--- START ---

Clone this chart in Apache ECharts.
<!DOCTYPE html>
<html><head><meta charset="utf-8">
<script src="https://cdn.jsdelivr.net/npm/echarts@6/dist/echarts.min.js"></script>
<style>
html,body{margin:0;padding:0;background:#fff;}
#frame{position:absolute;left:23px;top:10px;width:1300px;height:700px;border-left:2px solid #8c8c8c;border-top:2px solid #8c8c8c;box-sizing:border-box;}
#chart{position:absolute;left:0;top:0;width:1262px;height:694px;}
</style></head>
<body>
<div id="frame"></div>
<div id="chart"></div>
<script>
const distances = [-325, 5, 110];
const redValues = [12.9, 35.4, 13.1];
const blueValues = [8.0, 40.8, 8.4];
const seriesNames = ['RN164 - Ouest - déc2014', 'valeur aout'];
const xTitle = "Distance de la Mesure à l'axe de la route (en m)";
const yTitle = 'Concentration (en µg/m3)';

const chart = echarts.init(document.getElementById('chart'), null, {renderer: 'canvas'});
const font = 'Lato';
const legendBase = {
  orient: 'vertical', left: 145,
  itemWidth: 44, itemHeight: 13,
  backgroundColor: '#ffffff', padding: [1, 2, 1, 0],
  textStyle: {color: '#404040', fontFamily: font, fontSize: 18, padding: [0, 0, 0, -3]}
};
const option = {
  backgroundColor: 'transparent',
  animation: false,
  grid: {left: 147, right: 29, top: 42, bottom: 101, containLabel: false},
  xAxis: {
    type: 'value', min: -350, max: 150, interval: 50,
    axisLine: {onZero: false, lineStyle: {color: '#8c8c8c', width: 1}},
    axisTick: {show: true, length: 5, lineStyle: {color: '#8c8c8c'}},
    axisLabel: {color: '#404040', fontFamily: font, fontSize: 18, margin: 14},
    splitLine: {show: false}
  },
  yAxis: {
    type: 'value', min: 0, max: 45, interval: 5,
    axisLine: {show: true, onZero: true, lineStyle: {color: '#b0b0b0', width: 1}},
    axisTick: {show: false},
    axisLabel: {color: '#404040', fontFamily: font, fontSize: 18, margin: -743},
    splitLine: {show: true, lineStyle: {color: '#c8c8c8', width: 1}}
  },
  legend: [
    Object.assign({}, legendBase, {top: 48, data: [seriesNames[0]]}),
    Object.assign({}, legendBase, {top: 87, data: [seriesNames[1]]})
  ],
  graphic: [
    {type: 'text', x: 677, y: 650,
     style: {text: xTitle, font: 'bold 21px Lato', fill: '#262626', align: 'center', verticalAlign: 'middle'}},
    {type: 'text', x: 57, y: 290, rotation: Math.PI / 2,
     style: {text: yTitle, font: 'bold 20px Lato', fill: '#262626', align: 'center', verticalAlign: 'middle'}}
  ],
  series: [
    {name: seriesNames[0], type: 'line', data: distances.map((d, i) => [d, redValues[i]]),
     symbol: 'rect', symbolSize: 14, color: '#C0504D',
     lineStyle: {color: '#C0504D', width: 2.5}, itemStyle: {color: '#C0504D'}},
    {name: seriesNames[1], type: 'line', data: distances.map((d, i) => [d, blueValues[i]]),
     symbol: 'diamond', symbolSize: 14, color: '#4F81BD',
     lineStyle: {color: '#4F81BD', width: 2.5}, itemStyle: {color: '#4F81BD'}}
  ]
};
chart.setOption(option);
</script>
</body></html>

--- END ---

## What is asked
Print, unaltered, every line from the beginning of the material down to the line with "const yTitle = 'Concentration (en µg/m3)';".

## Task output
Clone this chart in Apache ECharts.
<!DOCTYPE html>
<html><head><meta charset="utf-8">
<script src="https://cdn.jsdelivr.net/npm/echarts@6/dist/echarts.min.js"></script>
<style>
html,body{margin:0;padding:0;background:#fff;}
#frame{position:absolute;left:23px;top:10px;width:1300px;height:700px;border-left:2px solid #8c8c8c;border-top:2px solid #8c8c8c;box-sizing:border-box;}
#chart{position:absolute;left:0;top:0;width:1262px;height:694px;}
</style></head>
<body>
<div id="frame"></div>
<div id="chart"></div>
<script>
const distances = [-325, 5, 110];
const redValues = [12.9, 35.4, 13.1];
const blueValues = [8.0, 40.8, 8.4];
const seriesNames = ['RN164 - Ouest - déc2014', 'valeur aout'];
const xTitle = "Distance de la Mesure à l'axe de la route (en m)";
const yTitle = 'Concentration (en µg/m3)';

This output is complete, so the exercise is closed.